Q: Use GroupJoin to build a customer summary with order counts and last order date.

A: GroupJoin collects orders per customer without losing customers who have no orders.

var summaries = customers
    .GroupJoin(
        orders,
        c => c.Id,
        o => o.CustomerId,
        (c, customerOrders) => new {
            c.Id,
            c.Name,
            OrderCount = customerOrders.Count(),
            LastOrderDate = customerOrders
                .OrderByDescending(o => o.OrderDate)
                .Select(o => (DateTime?)o.OrderDate)
                .FirstOrDefault()
        });

Q: Implement Distinct with a custom comparer for case-insensitive strings.

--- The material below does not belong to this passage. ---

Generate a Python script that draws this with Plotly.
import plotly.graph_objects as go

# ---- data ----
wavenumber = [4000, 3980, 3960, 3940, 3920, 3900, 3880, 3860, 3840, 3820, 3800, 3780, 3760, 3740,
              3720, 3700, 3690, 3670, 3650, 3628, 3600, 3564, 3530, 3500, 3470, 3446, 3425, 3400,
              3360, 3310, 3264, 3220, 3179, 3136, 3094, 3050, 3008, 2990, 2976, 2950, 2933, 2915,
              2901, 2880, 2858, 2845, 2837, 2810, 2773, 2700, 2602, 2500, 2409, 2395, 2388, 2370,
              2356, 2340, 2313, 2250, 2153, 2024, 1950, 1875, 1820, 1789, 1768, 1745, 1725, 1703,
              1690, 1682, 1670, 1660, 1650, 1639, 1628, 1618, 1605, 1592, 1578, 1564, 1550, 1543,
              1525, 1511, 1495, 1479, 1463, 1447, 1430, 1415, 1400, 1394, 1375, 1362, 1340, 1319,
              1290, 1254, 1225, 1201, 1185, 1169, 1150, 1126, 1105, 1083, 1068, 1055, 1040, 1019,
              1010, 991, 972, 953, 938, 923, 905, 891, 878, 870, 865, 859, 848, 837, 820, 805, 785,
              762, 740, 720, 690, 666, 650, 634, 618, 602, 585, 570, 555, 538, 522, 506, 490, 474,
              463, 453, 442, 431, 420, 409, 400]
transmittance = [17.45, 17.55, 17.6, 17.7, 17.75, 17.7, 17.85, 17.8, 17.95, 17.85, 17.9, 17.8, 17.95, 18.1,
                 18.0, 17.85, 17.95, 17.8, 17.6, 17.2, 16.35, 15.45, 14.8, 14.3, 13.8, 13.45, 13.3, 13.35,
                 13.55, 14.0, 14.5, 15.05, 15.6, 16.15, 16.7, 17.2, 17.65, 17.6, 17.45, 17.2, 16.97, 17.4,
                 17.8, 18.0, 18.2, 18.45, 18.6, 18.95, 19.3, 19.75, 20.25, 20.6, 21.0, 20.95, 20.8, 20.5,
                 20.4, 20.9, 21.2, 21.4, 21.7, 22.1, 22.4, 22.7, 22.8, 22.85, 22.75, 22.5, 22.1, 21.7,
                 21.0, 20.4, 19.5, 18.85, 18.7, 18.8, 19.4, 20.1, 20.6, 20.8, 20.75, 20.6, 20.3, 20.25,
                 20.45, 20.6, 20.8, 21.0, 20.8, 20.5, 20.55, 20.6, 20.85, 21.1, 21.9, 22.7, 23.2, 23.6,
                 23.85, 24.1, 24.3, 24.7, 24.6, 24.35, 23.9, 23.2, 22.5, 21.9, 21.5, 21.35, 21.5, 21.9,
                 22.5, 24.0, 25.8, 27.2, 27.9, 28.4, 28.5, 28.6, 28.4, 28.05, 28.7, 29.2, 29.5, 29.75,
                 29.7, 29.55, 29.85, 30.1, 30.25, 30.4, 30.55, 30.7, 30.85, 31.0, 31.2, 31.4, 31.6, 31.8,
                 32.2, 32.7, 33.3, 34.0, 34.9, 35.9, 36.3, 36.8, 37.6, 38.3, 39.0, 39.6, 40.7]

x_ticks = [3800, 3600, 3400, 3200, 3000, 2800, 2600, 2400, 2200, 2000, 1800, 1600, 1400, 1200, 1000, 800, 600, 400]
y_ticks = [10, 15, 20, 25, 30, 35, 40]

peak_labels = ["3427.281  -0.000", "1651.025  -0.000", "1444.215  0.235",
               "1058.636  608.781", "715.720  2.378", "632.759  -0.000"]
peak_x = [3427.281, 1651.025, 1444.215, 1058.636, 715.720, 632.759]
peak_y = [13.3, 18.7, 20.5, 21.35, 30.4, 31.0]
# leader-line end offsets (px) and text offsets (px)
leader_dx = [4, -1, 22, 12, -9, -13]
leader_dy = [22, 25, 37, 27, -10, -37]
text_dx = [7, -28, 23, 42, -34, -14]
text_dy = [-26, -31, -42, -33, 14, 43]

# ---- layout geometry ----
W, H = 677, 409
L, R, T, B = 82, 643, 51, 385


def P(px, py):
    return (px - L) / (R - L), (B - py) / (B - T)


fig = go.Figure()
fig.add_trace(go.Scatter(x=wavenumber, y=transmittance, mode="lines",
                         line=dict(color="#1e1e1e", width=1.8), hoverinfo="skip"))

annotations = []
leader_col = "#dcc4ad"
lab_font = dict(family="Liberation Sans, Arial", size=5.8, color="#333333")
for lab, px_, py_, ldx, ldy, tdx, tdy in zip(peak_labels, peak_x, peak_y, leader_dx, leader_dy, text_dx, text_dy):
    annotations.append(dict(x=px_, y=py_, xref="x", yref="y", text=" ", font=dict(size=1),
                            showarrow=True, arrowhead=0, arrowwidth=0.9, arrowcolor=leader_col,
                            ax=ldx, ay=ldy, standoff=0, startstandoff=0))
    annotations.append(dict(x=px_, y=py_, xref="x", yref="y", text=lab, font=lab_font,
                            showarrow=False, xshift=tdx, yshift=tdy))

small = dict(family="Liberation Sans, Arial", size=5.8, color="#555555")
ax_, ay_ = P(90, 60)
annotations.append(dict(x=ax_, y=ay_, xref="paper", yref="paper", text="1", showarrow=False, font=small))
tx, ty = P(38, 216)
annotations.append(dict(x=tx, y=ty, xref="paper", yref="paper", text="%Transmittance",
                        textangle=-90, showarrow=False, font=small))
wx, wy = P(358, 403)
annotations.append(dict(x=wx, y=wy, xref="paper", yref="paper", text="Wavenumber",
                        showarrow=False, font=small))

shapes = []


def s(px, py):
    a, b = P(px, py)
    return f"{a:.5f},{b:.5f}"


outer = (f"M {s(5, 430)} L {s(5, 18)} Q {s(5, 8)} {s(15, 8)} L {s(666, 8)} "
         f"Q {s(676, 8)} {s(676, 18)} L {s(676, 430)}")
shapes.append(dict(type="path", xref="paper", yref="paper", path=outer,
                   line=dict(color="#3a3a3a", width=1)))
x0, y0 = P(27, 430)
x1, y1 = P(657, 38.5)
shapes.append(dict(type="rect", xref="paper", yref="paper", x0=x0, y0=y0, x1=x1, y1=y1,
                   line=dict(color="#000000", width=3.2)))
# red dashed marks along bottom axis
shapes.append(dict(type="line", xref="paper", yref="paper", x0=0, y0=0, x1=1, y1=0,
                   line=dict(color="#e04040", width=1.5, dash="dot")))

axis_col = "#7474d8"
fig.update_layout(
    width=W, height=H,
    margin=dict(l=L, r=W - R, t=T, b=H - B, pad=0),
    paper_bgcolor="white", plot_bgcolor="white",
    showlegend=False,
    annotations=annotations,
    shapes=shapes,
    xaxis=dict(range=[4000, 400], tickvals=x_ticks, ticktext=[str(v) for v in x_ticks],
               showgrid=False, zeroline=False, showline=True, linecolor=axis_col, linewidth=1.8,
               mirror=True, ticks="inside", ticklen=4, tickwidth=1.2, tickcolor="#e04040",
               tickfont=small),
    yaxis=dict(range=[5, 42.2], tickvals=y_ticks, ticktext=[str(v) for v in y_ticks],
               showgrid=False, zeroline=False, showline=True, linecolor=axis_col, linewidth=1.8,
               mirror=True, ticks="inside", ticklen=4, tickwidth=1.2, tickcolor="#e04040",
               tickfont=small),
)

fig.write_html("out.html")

A: Provide an IEqualityComparer<T> to normalize comparisons.

var uniqueSymbols = symbols.Distinct(StringComparer.OrdinalIgnoreCase).ToList();

Q: Convert a list to a dictionary safely when keys can repeat.

A: Group by the key first, then choose a resolution strategy.

var map = products
    .GroupBy(p => p.Sku)
    .ToDictionary(g => g.Key, g => g.OrderByDescending(p => p.UpdatedAt).First());

Q: Use Select with index to assign ranks within a sorted sequence.

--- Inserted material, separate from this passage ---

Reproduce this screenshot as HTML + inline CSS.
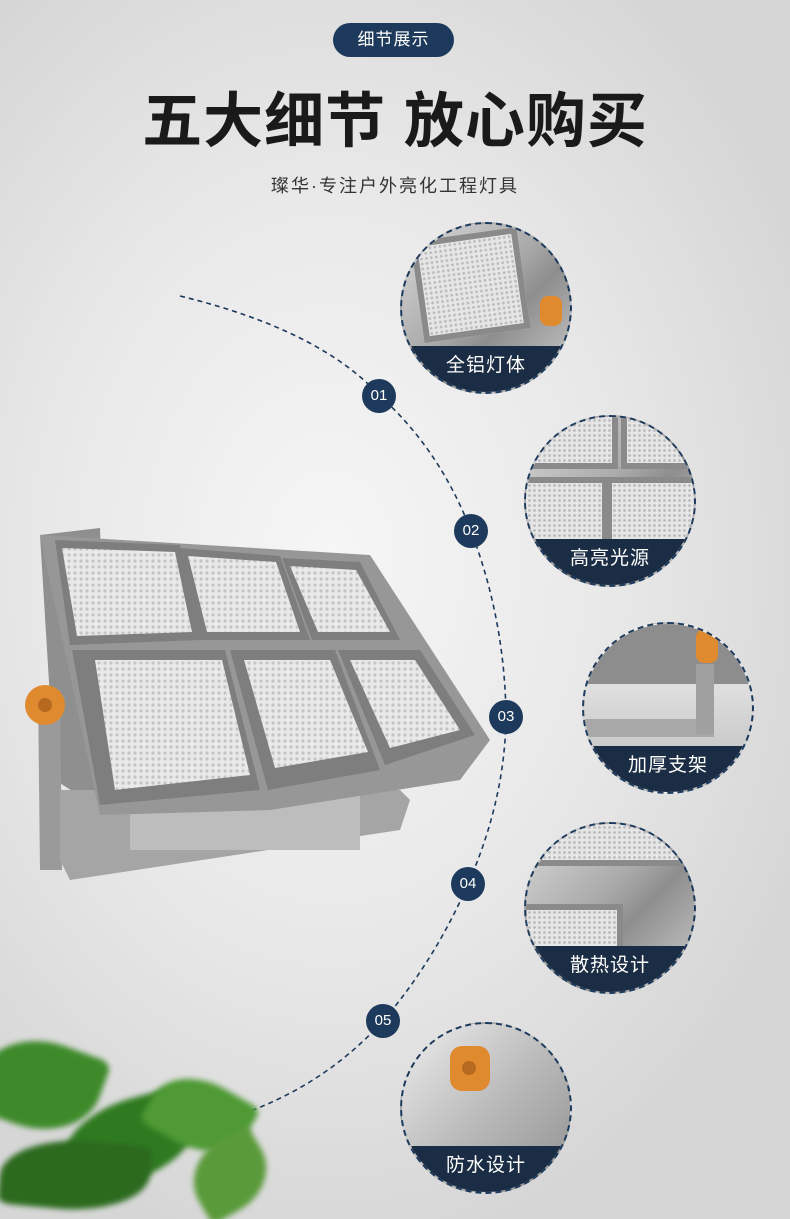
<!DOCTYPE html>
<html><head><meta charset="utf-8"><style>
html,body{margin:0;padding:0;width:790px;height:1219px;overflow:hidden}
body{position:relative;font-family:"Liberation Sans","Noto Sans CJK SC",sans-serif;
background:radial-gradient(ellipse 520px 700px at 330px 560px,#f6f6f6 0%,#e8e8e8 55%,#d6d6d6 100%);}
.pill{position:absolute;left:333px;top:23px;width:121px;height:34px;border-radius:17px;background:#1d3a5c;color:#fff;font-size:17px;line-height:34px;text-align:center;letter-spacing:1px}
.title{position:absolute;left:0;width:790px;top:84px;text-align:center;font-size:60px;font-weight:bold;color:#1a1a1a;letter-spacing:1px;line-height:76px}
.sub{position:absolute;left:0;width:790px;top:172px;text-align:center;font-size:18px;color:#333;letter-spacing:2px}
.dc{position:absolute;width:172px;height:172px;border-radius:50%;border:2px dashed #1d3a5c;overflow:hidden;box-sizing:border-box;
background:linear-gradient(135deg,#d9d9d9 0%,#a9a9a9 45%,#8e8e8e 60%,#cfcfcf 100%)}
.dc .hex{position:absolute;background-color:#e6e6e6;background-image:radial-gradient(circle,#bcbcbc 1.2px,transparent 1.6px);background-size:5px 5px;border:6px solid #8a8a8a}
.dc .band{position:absolute;left:0;right:0;bottom:0;height:46px;background:#1b2d44;color:#fff;font-size:19px;text-align:center;line-height:40px;letter-spacing:1px}
.num{position:absolute;width:34px;height:34px;border-radius:50%;background:#1d3a5c;color:#fff;font-size:15px;line-height:34px;text-align:center}
.leaf{position:absolute;border-radius:60% 10% 60% 10%;background:#3e8a2a;filter:blur(3px)}
</style></head><body>
<div class="pill">细节展示</div>
<div class="title">五大细节 放心购买</div>
<div class="sub">璨华·专注户外亮化工程灯具</div>

<svg style="position:absolute;left:0;top:0" width="790" height="1219">
<defs>
<pattern id="hx" width="6" height="6" patternUnits="userSpaceOnUse"><rect width="6" height="6" fill="#e9e9e9"/><circle cx="3" cy="3" r="1.6" fill="#c4c4c4"/></pattern>
</defs>
<path d="M180 296 Q 320 330 380 396 Q 440 450 471 531 Q 505 620 506 717 Q 505 800 468 884 Q 435 960 383 1021 Q 320 1090 230 1118" fill="none" stroke="#1d3a5c" stroke-width="1.6" stroke-dasharray="5 4"/>
<polygon points="40,535 100,528 110,815 55,780" fill="#8f8f8f"/>
<polygon points="38,690 60,690 62,870 40,870" fill="#9a9a9a"/>
<polygon points="60,790 400,790 410,800 400,830 70,880 60,860" fill="#a5a5a5"/>
<rect x="130" y="790" width="230" height="60" fill="#bdbdbd"/>
<polygon points="40,535 370,555 490,740 460,780 270,810 100,815" fill="#979797"/>
<polygon points="55,540 180,545 200,640 70,645" fill="#7e7e7e"/>
<polygon points="62,548 175,552 192,632 77,636" fill="url(#hx)"/>
<polygon points="180,548 280,556 310,640 200,640" fill="#7e7e7e"/>
<polygon points="188,556 276,562 300,632 207,632" fill="url(#hx)"/>
<polygon points="282,558 360,562 400,640 312,640" fill="#7e7e7e"/>
<polygon points="290,566 356,570 390,632 318,632" fill="url(#hx)"/>
<polygon points="72,650 225,650 260,790 100,805" fill="#7e7e7e"/>
<polygon points="95,660 222,660 250,775 115,790" fill="url(#hx)"/>
<polygon points="230,650 335,650 380,770 268,790" fill="#7e7e7e"/>
<polygon points="244,660 330,660 368,752 275,768" fill="url(#hx)"/>
<polygon points="338,650 420,650 475,735 385,765" fill="#7e7e7e"/>
<polygon points="350,660 415,660 460,730 390,748" fill="url(#hx)"/>
<circle cx="45" cy="705" r="20" fill="#e08a30"/><circle cx="45" cy="705" r="7" fill="#b56a20"/>
</svg>

<div class="leaf" style="left:-20px;top:1040px;width:120px;height:90px;transform:rotate(20deg)"></div>
<div class="leaf" style="left:60px;top:1100px;width:140px;height:80px;background:#2f7a20;transform:rotate(-15deg)"></div>
<div class="leaf" style="left:150px;top:1080px;width:100px;height:70px;background:#4f9a35;transform:rotate(30deg)"></div>
<div class="leaf" style="left:0;top:1140px;width:150px;height:70px;background:#2c6a1e;transform:rotate(5deg)"></div>
<div class="leaf" style="left:190px;top:1140px;width:80px;height:70px;background:#5a9a3a;transform:rotate(-30deg)"></div>

<div class="num" style="left:362px;top:379px">01</div>
<div class="num" style="left:454px;top:514px">02</div>
<div class="num" style="left:489px;top:700px">03</div>
<div class="num" style="left:451px;top:867px">04</div>
<div class="num" style="left:366px;top:1004px">05</div>

<div class="dc" style="left:400px;top:222px"><div class="hex" style="left:15px;top:10px;width:95px;height:90px;transform:rotate(-8deg)"></div><div style="position:absolute;left:138px;top:72px;width:22px;height:30px;border-radius:8px;background:#e08a30"></div><div class="band">全铝灯体</div></div>
<div class="dc" style="left:524px;top:415px"><div class="hex" style="left:-10px;top:-20px;width:90px;height:60px"></div><div class="hex" style="left:95px;top:-20px;width:90px;height:60px"></div><div class="hex" style="left:-10px;top:60px;width:80px;height:60px"></div><div class="hex" style="left:80px;top:60px;width:100px;height:60px"></div><div class="band">高亮光源</div></div>
<div class="dc" style="left:582px;top:622px;background:linear-gradient(180deg,#eee 0%,#ddd 40%,#bbb 100%)"><div style="position:absolute;left:0;top:0;width:172px;height:60px;background:#8d8d8d"></div><div style="position:absolute;left:0;top:95px;width:130px;height:18px;background:#a8a8a8"></div><div style="position:absolute;left:112px;top:40px;width:18px;height:70px;background:#a0a0a0"></div><div style="position:absolute;left:112px;top:5px;width:22px;height:34px;border-radius:8px;background:#e08a30"></div><div class="band">加厚支架</div></div>
<div class="dc" style="left:524px;top:822px"><div class="hex" style="left:10px;top:-10px;width:160px;height:40px"></div><div class="hex" style="left:-5px;top:80px;width:90px;height:50px"></div><div class="band">散热设计</div></div>
<div class="dc" style="left:400px;top:1022px;background:linear-gradient(135deg,#eee 0%,#bbb 50%,#8f8f8f 100%)"><div style="position:absolute;left:48px;top:22px;width:40px;height:45px;border-radius:12px;background:#e08a30"></div><div style="position:absolute;left:60px;top:37px;width:14px;height:14px;border-radius:50%;background:#b56a20"></div><div class="band">防水设计</div></div>
</body></html>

A: Sort once, then project with the index.

var ranked = trades
    .OrderByDescending(t => t.Notional)
    .Select((trade, index) => new { trade.Id, Rank = index + 1 });

Q: Split a sequence into a prefix and the remaining items using TakeWhile and SkipWhile.

A: Use a predicate to find the boundary.

var prefix = prices.TakeWhile(p => p.IsValid).ToList();
var rest = prices.SkipWhile(p => p.IsValid).ToList();

---

Total Exercises: 40+

Practice these exercises by actually writing the code. Don't just read—implement and test!